中国共産党第19期中央委員会第6回全体会議(19期6中全会)が8日に始まり、今回の会議を通じて導き出される中国共産党の3回目の「歴史決議」に対する関心が高まっている。激しく展開されている米中戦略の対立の中で、習近平国家主席の3期目の連任を決定づける来年秋の第20回全国代表大会(党大会)も控えており、今回の歴史決議は今後の中国の航路を決める道しるべの役割を果たす見通しだ。
今回の会議の最大の関心事は、党中央政治局が先月18日に会議で議論した「中国共産党の100年奮闘の重大な成果と歴史的経験に関する決議(案)」だ。今回の会議で審議・議決される「決議」には、今年で結党100年を迎えた中国共産党が自評する過去1世紀に対する評価と、今後の中国社会が進むべき方向性が盛り込まれることになる。
1億人近い党員を抱える共産党が、結党後に中全会を通じて「歴史決議」を審議・議決したのは、これまでたったの2回だけだ。1945年に毛沢東が主導した6期7中全会と、改革・開放初期の1981年に鄧小平小平が率いた11期6中全会の時だ。19期6中全会で3回目の「歴史決議」が採択されれば、習近平主席は自分が毛沢東、鄧小平小平と同じ列に加わったことをアピールすることができる。共産党は2018年1月の19期2中全会で、「毛沢東思想」、「鄧小平理論」とともに「習近平新時代中国特色社会主義思想」を指導理念として憲法前文に入れる改憲案を通過させた。
第1回決議(いくつかの歴史問題に関する決議)を採択した6期7中全会は、1944年5月から翌年4月まで陝西省延安で開かれた。抗日戦争が終盤に入り、第2次国共内戦の影が濃くなった頃だ。7つの部分で構成された第1回決議は、1921年の共産党結成後の歴史に対する総論的評価と、党内の左傾化・右傾化の誤謬に対する克服案を提示した。さらに、毛沢東の指導地位確立の過程を振り返り、未来に対する展望の中で「毛沢東思想」の正確性を強調する内容となった。この決議は党内の反対派を一掃し、毛沢東唯一の指導体制を確固たるものにする契機となった。

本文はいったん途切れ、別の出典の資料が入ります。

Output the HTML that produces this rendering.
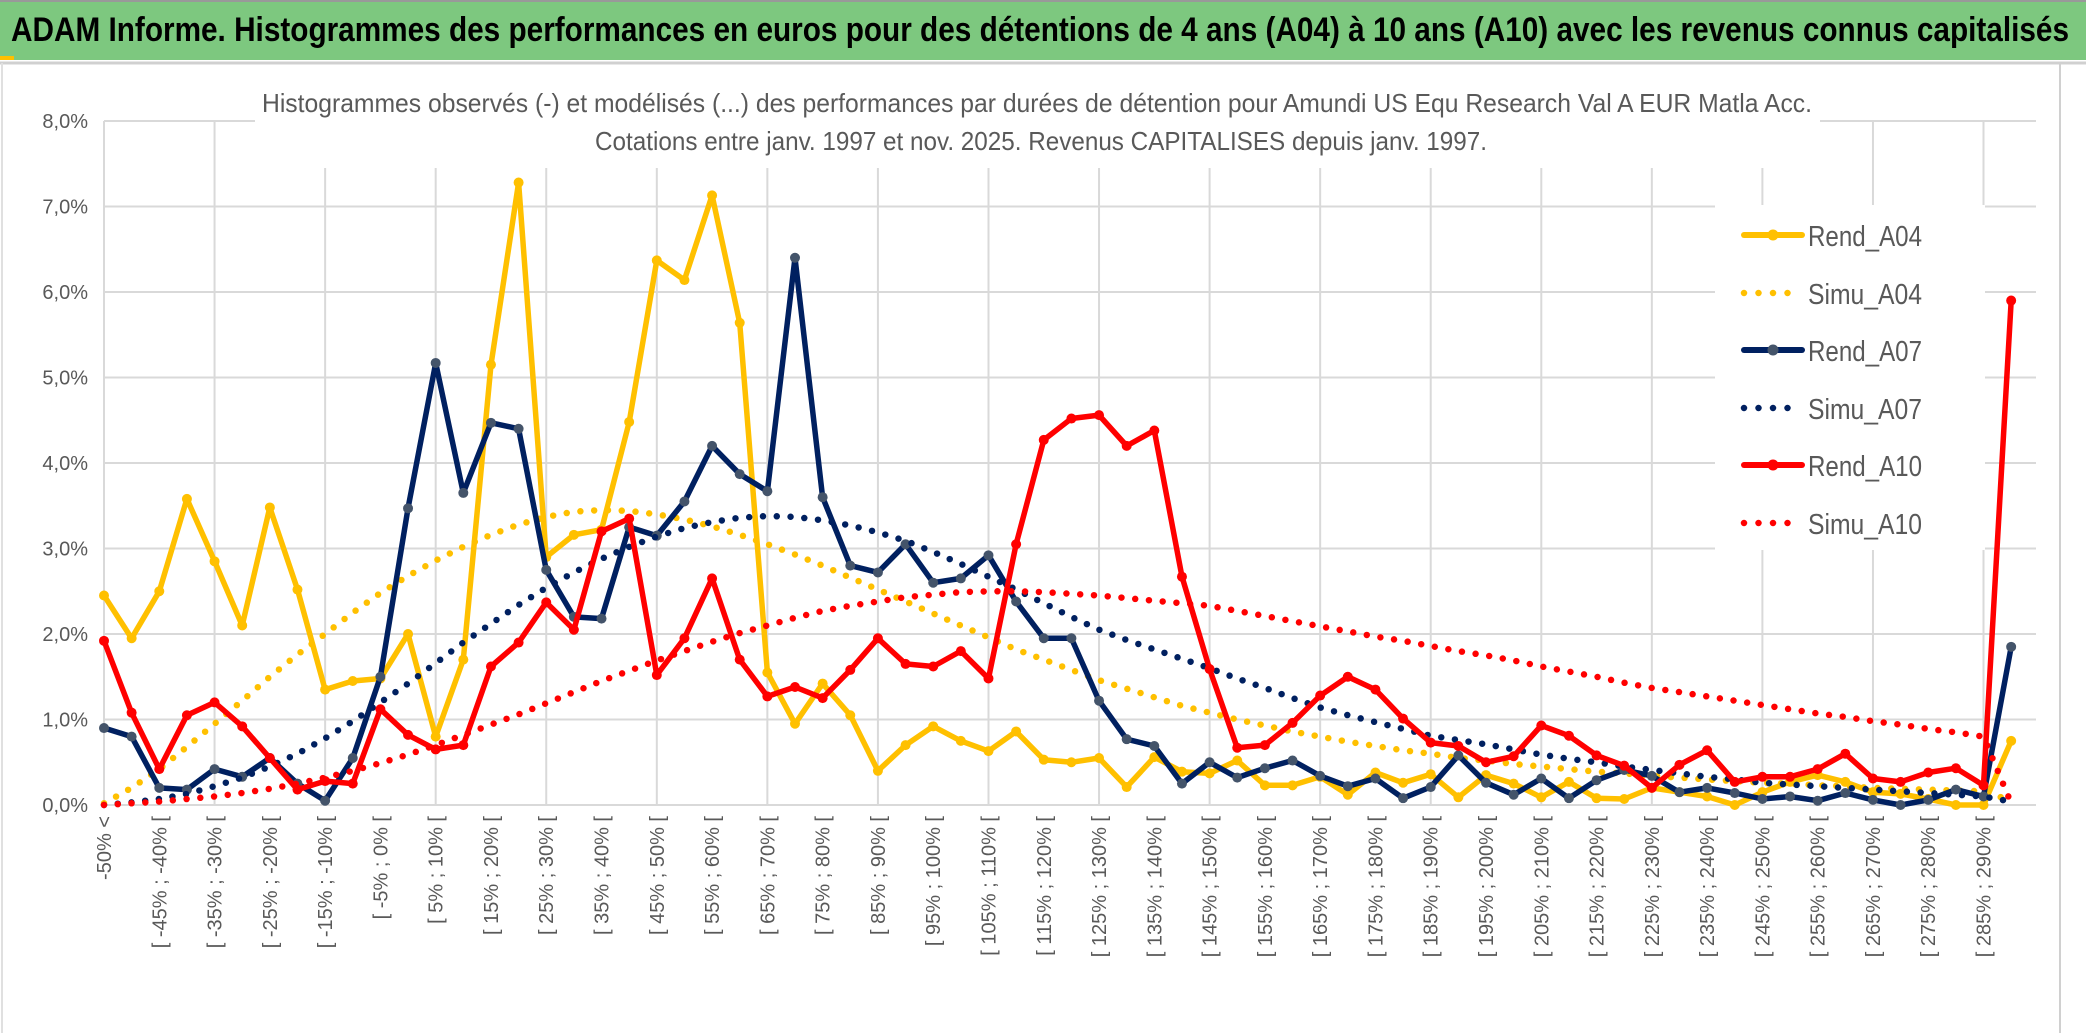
<!DOCTYPE html>
<html><head><meta charset="utf-8"><style>
html,body{margin:0;padding:0;background:#fff;}
svg{display:block;}
text{font-family:"Liberation Sans",sans-serif;}
</style></head><body>
<svg id="chart" width="2086" height="1033" viewBox="0 0 2086 1033" xmlns="http://www.w3.org/2000/svg">
<rect x="0" y="0" width="2086" height="1033" fill="#fff"/>
<rect x="0" y="0" width="2086" height="60" fill="#7DC87F"/>
<line x1="0" y1="1" x2="2086" y2="1" stroke="#999" stroke-width="2"/>
<rect x="0" y="56" width="14" height="4" fill="#FFC000"/>
<line x1="0" y1="63" x2="2086" y2="63" stroke="#d0d0d0" stroke-width="3"/>
<line x1="2060" y1="63" x2="2060" y2="1033" stroke="#d0d0d0" stroke-width="2"/>
<line x1="2" y1="63" x2="2" y2="1033" stroke="#e0e0e0" stroke-width="2"/>
<text x="11" y="41" font-size="34" font-weight="bold" fill="#000" textLength="2058" lengthAdjust="spacingAndGlyphs">ADAM Informe. Histogrammes des performances en euros pour des détentions de 4 ans (A04) à 10 ans (A10) avec les revenus connus capitalisés</text>
<g id="grid"></g>
<rect x="255" y="80" width="1565" height="88" fill="#fff"/>
<text x="262" y="112" font-size="26" fill="#595959" textLength="1550" lengthAdjust="spacingAndGlyphs">Histogrammes observés (-) et modélisés (...) des performances par durées de détention pour Amundi US Equ Research Val A EUR Matla Acc.</text>
<text x="595" y="150" font-size="26" fill="#595959" textLength="892" lengthAdjust="spacingAndGlyphs">Cotations entre janv. 1997 et nov. 2025. Revenus CAPITALISES depuis janv. 1997.</text>
<g id="yaxis"></g>
<g id="xaxis"></g>
<g id="series"></g>
<g id="legend"></g>
</svg>
<script>
const NS='http://www.w3.org/2000/svg';
const yTicks=[0,1,2,3,4,5,6,7,8];
const yTickLabels=['0,0%','1,0%','2,0%','3,0%','4,0%','5,0%','6,0%','7,0%','8,0%'];
const nCat=70;
const rendA04=[2.45,1.95,2.5,3.58,2.85,2.1,3.48,2.52,1.35,1.45,1.48,2.0,0.8,1.7,5.15,7.28,2.9,3.16,3.22,4.48,6.37,6.14,7.13,5.64,
1.55,0.95,1.42,1.05,0.4,0.7,0.92,0.75,0.63,
0.86,0.53,0.5,0.55,0.21,0.56,0.39,0.37,0.52,0.23,0.23,0.33,0.12,0.38,0.26,0.36,0.09,0.35,
0.25,0.09,0.27,0.08,0.07,0.2,0.15,0.1,0.0,0.15,0.27,0.35,0.27,0.15,0.13,0.07,0.0,0.0,0.75];
const rendA07=[0.9,0.8,0.2,0.18,0.42,0.33,0.55,0.25,0.05,0.55,1.5,3.47,5.17,3.65,4.47,4.4,2.75,2.2,2.18,3.25,3.15,3.55,4.2,3.87,3.67,6.4,
3.6,2.8,2.72,3.05,2.6,2.65,2.92,
2.38,1.95,1.95,1.22,0.77,0.69,0.25,0.5,0.32,0.43,0.52,0.34,0.22,0.31,0.08,0.21,0.58,0.26,
0.12,0.31,0.08,0.29,0.41,0.34,0.15,0.2,0.14,0.07,0.1,0.05,0.14,0.06,0.0,0.06,0.18,0.1,1.85];
const rendA10=[1.92,1.08,0.42,1.05,1.2,0.92,0.55,0.18,0.28,0.25,1.12,0.82,0.65,0.7,1.62,1.9,2.37,2.05,3.2,3.35,1.52,1.95,2.65,1.7,1.27,1.38,1.25,1.58,1.95,1.65,1.62,1.8,1.48,
3.05,4.27,4.52,4.56,4.2,4.38,2.67,
1.59,0.67,0.7,0.96,1.28,1.5,1.35,1.01,0.73,0.69,0.5,
0.57,0.93,0.81,0.58,0.46,0.2,0.47,0.64,0.27,0.33,0.33,0.42,0.6,0.31,0.27,0.38,0.43,0.23,5.9];
const simuA04=[0.02,0.2,0.42,0.68,0.95,1.22,1.5,1.76,2.0,2.25,2.48,2.68,2.86,3.02,3.16,3.28,3.37,3.43,3.45,3.44,3.4,3.34,3.26,3.16,3.05,2.93,2.8,2.66,2.52,2.38,2.24,2.1,1.96,1.82,1.7,1.58,1.46,1.36,1.26,1.16,1.08,1.0,0.93,0.86,0.8,0.74,0.69,0.64,0.6,0.55,0.52,0.48,0.45,0.42,0.39,0.37,0.34,0.32,0.3,0.28,0.26,0.25,0.23,0.22,0.2,0.19,0.18,0.17,0.16,0.05];
const simuA07=[0.0,0.03,0.07,0.13,0.22,0.32,0.45,0.6,0.78,0.98,1.2,1.42,1.66,1.9,2.12,2.34,2.54,2.72,2.88,3.02,3.14,3.24,3.31,3.36,3.38,3.37,3.33,3.27,3.19,3.09,2.96,2.82,2.67,2.52,2.36,2.2,2.05,1.93,1.82,1.71,1.6,1.48,1.37,1.25,1.14,1.05,0.97,0.89,0.81,0.76,0.71,0.65,0.59,0.54,0.5,0.45,0.41,0.37,0.33,0.3,0.26,0.24,0.22,0.2,0.18,0.16,0.14,0.12,0.1,0.04];
const simuA10=[0.0,0.02,0.04,0.07,0.1,0.14,0.19,0.25,0.32,0.4,0.49,0.59,0.7,0.82,0.94,1.06,1.19,1.32,1.45,1.57,1.69,1.8,1.91,2.01,2.1,2.19,2.27,2.33,2.38,2.43,2.46,2.49,2.5,2.5,2.49,2.47,2.45,2.42,2.39,2.36,2.33,2.27,2.21,2.15,2.09,2.03,1.97,1.92,1.86,1.8,1.75,1.69,1.62,1.56,1.5,1.43,1.37,1.32,1.27,1.22,1.17,1.12,1.07,1.03,0.98,0.94,0.89,0.85,0.8,0.02];
const seriesNames=['Rend_A04','Simu_A04','Rend_A07','Simu_A07','Rend_A10','Simu_A10'];

function catLabel(i){
  if(i===0) return '-50% <';
  const lo=-50+5*(i-1), hi=lo+5;
  return '[ '+lo+'% ; '+hi+'% [';
}
const X0=104, XSTEP=27.64, Y0=805, YPX=85.5, XRIGHT=2036;
function xs(i){return X0+XSTEP*i;}
function ys(v){return Y0-YPX*v;}
function mk(tag,attrs,parent){const e=document.createElementNS(NS,tag);for(const k in attrs)e.setAttribute(k,attrs[k]);parent.appendChild(e);return e;}

const grid=document.getElementById('grid');
yTicks.forEach(t=>{
  const l=mk('line',{x1:X0,x2:XRIGHT,y1:ys(t),y2:ys(t),stroke:'#D9D9D9','stroke-width':2},grid);
  
  
});
for(let i=0;i<nCat;i+=4){
  const l=mk('line',{x1:xs(i),x2:xs(i),y1:ys(8),y2:ys(0),stroke:'#D9D9D9','stroke-width':2},grid);
  
  
}
const ya=document.getElementById('yaxis');
yTicks.forEach((t,k)=>{
  const tx=mk('text',{x:88,y:ys(t)+7,'font-size':20,fill:'#595959','text-anchor':'end'},ya);
  tx.textContent=yTickLabels[k];
  
  
});
const xa=document.getElementById('xaxis');
for(let i=0;i<nCat;i+=2){
  const x=xs(i)+7, y=816;
  const tx=mk('text',{x:x,y:y,'font-size':20,fill:'#595959','text-anchor':'end',transform:'rotate(-90 '+x+' '+y+')'},xa);
  tx.textContent=catLabel(i);
  
  
}
const sg=document.getElementById('series');
function pts(arr){return arr.map((v,i)=>xs(i).toFixed(1)+','+ys(v).toFixed(1)).join(' ');}
function solid(arr,color,mcolor,name){
  const g=mk('g',{},sg);
  
  
  mk('polyline',{points:pts(arr),fill:'none',stroke:color,'stroke-width':5.5,'stroke-linejoin':'round'},g);
  arr.forEach((v,i)=>{
    const c=mk('circle',{cx:xs(i),cy:ys(v),r:5,fill:mcolor},g);
    
    
  });
}
function dotted(arr,color,name){
  const p=mk('polyline',{points:pts(arr),fill:'none',stroke:color,'stroke-width':6.5,'stroke-linecap':'round','stroke-dasharray':'0 13.8'},sg);
  
  
}
solid(rendA04,'#FFC000','#FFC000','rend-a04-line');
dotted(simuA04,'#FFC000','simu-a04-line');
solid(rendA07,'#002060','#44546A','rend-a07-line');
dotted(simuA07,'#002060','simu-a07-line');
solid(rendA10,'#FF0000','#FF0000','rend-a10-line');
dotted(simuA10,'#FF0000','simu-a10-line');

const lg=document.getElementById('legend');
const lbox=mk('rect',{x:1715,y:205,width:270,height:345,fill:'#fff'},lg);


const lColors=['#FFC000','#FFC000','#002060','#002060','#FF0000','#FF0000'];
const lMark=['#FFC000',null,'#44546A',null,'#FF0000',null];
const lRows=[235,293,350,408,465,523];
seriesNames.forEach((n,k)=>{
  const g=mk('g',{},lg);
  
  
  const y=lRows[k];
  if(lMark[k]){
    mk('line',{x1:1744,x2:1802,y1:y,y2:y,stroke:lColors[k],'stroke-width':6,'stroke-linecap':'round'},g);
    mk('circle',{cx:1773,cy:y,r:5.5,fill:lMark[k]},g);
  } else {
    mk('line',{x1:1744,x2:1802,y1:y,y2:y,stroke:lColors[k],'stroke-width':6.5,'stroke-linecap':'round','stroke-dasharray':'0 14.5'},g);
  }
  const t=mk('text',{x:1808,y:y+11,'font-size':29,fill:'#595959',textLength:114,lengthAdjust:'spacingAndGlyphs'},g);
  t.textContent=n;
});
</script>
</body></html>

1981年6月の11期6中全会で採択された第2回決議(建国以来の党のいくつかの歴史問題に関する決議)は、第1回よりも複雑な状況で作成された。「文化大革命10年動乱」(1966~1976年)に対する責任を問い、毛沢東の誤りを指摘せざるを得なかったからだ。8つの部分で構成された第2回決議は、党創立から建国(1949年)までの28年間の歴史を振り返り、社会主義的改造基本完成期(1949~1956年)▽社会主義全面建設期(1957~1966年)▽文化大革命期(1966年5月~1976年10月)などに分けて党の功罪を明らかにした。特に文化大革命期については、「新中国成立以来、最も大きな挫折と被害を受けた」と規定し、「マルクス・レーニン主義の普遍原理と中国革命の具体的実践が結合した毛沢東思想の軌道から著しく外れたもの」と批判した。さらに、毛沢東死亡直後の1976年10月のいわゆる「四人組」の粛清後から、11期3中全会までの時期を「偉大な歴史的転換期」と規定した。また、毛沢東の党内地位については「業績の方が過誤よりも大きい。功績が先で、誤りはその次だ」と強調した。「毛沢東思想」を指導理念として残し、党内の混乱を鎮めた後、「社会主義強国建設のための団結闘争」を強調し、共産党政権の正当性を確保したわけだ。
今回採択される第3回決議は、創党100周年の歴史を振り返り、共産党が成し遂げた成果を誇示し、習主席の3期目の連任の正当性を支える内容になる可能性が高い。ここのところ習主席が強調している「共同富裕」と米中対立がどのような形で反映されるかも主要な関心事だ。
共産党中央委員会の主席職が復活するかどうかも注目される。建国以来、党中央委の主席の肩書きを持った人物は、毛沢東、その後継者である華国鋒、改革・開放初期に鄧小平小平の代理をした胡耀邦の3人だけだ。「最後の主席」である胡耀邦は、第2回決議を通過させた11期6中全会で党中央委主席に選出された。しかし、翌年の1982年9月に開かれた12期1中全会で主席職が廃止され、総書記職が新設された。主席は全権を振るうことができるが、総書記は名目上、政治局の召集などに権限が制限されている。習主席も、党の地位から見れば、主席ではなく総書記にすぎない。